A Rule-Based Capitalization Algorithm Using NLP for Text Formatting Consistency
Keywords:
NLP, Text Processing, Capitalize First LetterAbstract
Capitalization is essential in making texts readable, well-structured, and meaningful. This paper discusses the creation of a rule-based capitalization algorithm based on Natural Language Processing (NLP) methods for improving text formatting consistency. A representative dataset including news headlines, academic articles, and book titles is collected to achieve generalizability across text domains. The preprocessing step entails tokenization and part-of-speech (POS) tagging for categorizing words into notional (e.g., nouns, verbs, adjectives) and non-notional categories (e.g., articles, conjunctions, and brief prepositions).

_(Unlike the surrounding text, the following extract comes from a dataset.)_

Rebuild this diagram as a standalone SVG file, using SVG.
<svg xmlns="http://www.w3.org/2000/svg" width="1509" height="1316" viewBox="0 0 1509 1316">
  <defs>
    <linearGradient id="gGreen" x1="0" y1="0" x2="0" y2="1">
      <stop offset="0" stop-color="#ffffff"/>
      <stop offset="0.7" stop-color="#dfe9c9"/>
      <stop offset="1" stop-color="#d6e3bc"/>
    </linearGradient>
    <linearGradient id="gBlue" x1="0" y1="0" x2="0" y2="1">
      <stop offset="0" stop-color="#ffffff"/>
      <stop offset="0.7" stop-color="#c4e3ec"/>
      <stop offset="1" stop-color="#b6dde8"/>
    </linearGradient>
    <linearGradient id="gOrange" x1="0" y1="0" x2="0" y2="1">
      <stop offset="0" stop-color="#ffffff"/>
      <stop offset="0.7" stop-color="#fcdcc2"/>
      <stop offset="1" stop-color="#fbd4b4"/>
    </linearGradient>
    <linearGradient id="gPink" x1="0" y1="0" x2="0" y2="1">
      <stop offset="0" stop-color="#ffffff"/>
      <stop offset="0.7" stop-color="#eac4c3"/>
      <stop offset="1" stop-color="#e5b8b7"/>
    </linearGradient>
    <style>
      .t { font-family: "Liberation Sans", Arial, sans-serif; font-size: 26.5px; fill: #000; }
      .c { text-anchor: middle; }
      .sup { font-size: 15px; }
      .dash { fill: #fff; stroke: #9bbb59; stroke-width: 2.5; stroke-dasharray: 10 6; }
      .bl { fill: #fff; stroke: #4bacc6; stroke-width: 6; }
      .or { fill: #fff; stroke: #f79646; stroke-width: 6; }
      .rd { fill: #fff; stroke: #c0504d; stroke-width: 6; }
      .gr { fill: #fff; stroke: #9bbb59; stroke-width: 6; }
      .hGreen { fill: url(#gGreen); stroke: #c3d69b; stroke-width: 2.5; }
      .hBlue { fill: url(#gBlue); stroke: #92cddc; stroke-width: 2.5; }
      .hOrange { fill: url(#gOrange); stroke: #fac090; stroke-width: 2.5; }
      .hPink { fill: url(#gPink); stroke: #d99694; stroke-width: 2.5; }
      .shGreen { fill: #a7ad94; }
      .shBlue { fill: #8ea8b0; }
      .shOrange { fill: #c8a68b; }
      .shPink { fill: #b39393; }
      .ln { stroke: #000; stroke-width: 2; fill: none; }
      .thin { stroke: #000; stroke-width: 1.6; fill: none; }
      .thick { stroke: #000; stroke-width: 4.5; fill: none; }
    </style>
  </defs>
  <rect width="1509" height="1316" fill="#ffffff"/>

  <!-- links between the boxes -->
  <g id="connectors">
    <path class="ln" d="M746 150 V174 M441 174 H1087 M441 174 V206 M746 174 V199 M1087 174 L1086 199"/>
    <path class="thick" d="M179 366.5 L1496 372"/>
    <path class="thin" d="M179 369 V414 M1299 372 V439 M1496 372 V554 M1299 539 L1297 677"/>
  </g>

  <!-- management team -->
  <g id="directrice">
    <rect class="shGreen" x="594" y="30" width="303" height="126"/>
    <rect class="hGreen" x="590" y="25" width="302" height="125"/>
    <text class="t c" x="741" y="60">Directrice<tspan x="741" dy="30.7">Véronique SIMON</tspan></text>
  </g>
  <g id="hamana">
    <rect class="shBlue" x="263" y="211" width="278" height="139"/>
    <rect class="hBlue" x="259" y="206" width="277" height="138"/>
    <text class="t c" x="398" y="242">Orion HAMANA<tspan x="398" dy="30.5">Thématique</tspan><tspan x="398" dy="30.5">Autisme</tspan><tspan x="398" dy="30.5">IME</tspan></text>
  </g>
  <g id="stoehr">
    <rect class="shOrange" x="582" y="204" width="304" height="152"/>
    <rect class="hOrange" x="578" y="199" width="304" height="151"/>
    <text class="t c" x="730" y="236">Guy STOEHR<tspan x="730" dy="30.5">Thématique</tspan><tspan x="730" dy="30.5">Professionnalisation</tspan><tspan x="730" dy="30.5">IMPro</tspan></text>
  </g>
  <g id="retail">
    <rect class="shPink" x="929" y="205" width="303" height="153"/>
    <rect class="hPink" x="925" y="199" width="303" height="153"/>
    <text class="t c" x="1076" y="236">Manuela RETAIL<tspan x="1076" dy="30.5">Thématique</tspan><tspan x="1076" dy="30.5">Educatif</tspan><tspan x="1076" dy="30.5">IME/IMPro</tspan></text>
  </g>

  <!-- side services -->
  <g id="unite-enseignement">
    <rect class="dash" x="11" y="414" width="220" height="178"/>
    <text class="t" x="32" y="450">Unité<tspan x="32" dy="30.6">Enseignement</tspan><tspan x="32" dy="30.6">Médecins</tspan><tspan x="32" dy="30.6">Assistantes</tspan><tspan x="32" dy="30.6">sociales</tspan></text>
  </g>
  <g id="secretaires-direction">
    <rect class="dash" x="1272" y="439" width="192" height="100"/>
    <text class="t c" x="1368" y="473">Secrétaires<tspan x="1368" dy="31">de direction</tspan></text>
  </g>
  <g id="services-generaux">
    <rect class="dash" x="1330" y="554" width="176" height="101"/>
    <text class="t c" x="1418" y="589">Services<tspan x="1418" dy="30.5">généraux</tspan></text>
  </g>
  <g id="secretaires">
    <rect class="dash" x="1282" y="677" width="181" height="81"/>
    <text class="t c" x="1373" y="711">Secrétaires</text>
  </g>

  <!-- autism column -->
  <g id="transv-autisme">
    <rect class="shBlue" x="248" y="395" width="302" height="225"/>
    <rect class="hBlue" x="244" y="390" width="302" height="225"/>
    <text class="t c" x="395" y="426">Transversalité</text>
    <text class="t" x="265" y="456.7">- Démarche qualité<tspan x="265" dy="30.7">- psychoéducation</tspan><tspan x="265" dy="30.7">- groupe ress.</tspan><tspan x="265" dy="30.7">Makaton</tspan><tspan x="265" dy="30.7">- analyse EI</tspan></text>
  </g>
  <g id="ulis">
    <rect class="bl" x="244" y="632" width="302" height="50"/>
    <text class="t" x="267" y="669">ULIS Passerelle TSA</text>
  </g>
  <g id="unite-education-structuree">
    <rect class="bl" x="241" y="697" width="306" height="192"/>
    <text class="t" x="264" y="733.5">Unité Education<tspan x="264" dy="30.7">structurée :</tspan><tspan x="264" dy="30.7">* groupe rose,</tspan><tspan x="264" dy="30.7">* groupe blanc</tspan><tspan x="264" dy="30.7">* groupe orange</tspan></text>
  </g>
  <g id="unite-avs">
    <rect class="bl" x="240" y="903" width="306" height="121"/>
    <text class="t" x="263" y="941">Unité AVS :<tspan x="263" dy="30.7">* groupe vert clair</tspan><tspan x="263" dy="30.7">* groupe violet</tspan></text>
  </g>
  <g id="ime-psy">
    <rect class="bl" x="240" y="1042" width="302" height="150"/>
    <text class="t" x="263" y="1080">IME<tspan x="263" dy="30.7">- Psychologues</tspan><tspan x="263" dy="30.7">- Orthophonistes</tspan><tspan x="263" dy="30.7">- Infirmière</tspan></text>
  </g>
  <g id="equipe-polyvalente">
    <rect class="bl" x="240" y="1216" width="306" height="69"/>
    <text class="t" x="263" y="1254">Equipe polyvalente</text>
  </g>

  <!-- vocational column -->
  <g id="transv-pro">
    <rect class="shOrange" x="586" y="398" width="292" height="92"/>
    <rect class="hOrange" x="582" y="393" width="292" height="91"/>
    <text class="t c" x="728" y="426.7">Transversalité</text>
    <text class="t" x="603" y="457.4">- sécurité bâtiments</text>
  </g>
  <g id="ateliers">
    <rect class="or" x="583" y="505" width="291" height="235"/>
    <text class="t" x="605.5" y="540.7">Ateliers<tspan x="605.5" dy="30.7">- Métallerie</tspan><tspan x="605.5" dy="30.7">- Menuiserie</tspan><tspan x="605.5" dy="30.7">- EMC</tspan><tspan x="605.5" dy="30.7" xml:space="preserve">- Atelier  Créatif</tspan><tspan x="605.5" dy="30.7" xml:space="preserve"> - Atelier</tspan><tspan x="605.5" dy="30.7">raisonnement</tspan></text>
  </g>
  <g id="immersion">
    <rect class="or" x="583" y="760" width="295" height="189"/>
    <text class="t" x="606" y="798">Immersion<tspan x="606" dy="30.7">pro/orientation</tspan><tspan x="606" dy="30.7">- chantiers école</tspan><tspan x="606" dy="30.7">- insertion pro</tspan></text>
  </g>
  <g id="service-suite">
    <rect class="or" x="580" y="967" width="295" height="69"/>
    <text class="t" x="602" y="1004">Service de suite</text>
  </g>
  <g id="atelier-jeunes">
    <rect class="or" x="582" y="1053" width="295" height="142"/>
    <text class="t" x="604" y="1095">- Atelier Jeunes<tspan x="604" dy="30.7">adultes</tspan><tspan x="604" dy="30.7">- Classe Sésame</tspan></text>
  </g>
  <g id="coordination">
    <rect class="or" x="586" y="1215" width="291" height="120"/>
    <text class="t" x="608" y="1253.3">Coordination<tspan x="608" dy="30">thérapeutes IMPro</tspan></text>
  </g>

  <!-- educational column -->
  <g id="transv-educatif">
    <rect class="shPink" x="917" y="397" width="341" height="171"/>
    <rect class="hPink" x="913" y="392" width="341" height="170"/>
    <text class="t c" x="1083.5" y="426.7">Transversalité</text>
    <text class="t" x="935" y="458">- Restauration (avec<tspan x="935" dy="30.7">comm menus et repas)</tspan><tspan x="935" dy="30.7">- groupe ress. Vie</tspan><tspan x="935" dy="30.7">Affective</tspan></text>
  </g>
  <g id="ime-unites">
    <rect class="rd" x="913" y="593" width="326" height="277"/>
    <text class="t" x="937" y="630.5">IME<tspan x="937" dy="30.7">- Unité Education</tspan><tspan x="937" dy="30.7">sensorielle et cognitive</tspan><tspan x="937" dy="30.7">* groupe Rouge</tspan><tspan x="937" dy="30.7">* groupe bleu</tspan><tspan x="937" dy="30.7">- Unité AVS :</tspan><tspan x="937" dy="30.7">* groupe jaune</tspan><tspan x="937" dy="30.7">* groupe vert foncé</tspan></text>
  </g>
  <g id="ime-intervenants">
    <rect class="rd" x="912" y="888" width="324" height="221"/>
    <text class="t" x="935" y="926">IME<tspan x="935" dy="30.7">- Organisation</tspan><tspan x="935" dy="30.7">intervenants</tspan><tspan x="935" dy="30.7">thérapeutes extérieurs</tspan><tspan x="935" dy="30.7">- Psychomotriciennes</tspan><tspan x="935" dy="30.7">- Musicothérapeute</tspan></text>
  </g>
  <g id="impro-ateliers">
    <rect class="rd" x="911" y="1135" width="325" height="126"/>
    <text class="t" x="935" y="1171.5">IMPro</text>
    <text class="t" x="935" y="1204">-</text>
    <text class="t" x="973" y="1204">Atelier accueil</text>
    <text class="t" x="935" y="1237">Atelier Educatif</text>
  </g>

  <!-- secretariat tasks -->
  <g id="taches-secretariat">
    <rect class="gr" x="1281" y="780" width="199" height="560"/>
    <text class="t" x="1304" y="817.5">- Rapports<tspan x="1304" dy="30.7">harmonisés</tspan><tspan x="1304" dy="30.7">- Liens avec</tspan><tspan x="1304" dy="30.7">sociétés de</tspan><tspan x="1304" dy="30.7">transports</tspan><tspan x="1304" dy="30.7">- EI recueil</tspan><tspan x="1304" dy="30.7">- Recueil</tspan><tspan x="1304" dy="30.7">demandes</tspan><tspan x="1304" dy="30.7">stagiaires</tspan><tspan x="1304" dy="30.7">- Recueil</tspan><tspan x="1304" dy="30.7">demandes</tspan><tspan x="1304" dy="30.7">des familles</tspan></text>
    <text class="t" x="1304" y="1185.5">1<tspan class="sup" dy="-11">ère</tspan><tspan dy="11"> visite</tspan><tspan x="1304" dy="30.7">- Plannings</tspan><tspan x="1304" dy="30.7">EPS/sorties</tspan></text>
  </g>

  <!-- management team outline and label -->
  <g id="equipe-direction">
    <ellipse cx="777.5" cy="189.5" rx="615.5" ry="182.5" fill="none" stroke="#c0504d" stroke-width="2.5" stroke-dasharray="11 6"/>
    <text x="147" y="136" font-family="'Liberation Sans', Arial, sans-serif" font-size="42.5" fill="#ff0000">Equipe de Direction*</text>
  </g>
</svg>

This categorization forms the basis for the structured capitalization rule application. The algorithm suggested has a systematic pipeline of tokenization, POS tagging, application of capitalization rules, and reconstruction of text. Executed with Python and NLP libraries like NLTK and spaCy, the algorithm capitalizes all notional words following title case conventions while maintaining linguistic and structural precision. The effectiveness of the algorithm is measured against manually formatted title case text and compared with available online converters for benchmarking. Precision, recall, and F1-score are used as performance metrics to measure accuracy and efficiency, and high reliability was shown in capitalizing text with few errors. A confusion matrix is utilized to examine classification accuracy, grouping outputs into true positives, false positives, false negatives, and true negatives. A Random Forest Model is also utilized to measure feature importance, with text reconstruction and exception handling emerging as central drivers of capitalization accuracy. The findings demonstrate that optimizing these elements greatly improves algorithm performance. The contribution of this work is to NLP-based text processing in presenting a rule-based, structured approach to capitalization that has implications in automated publishing, text formatting, and standardizing content.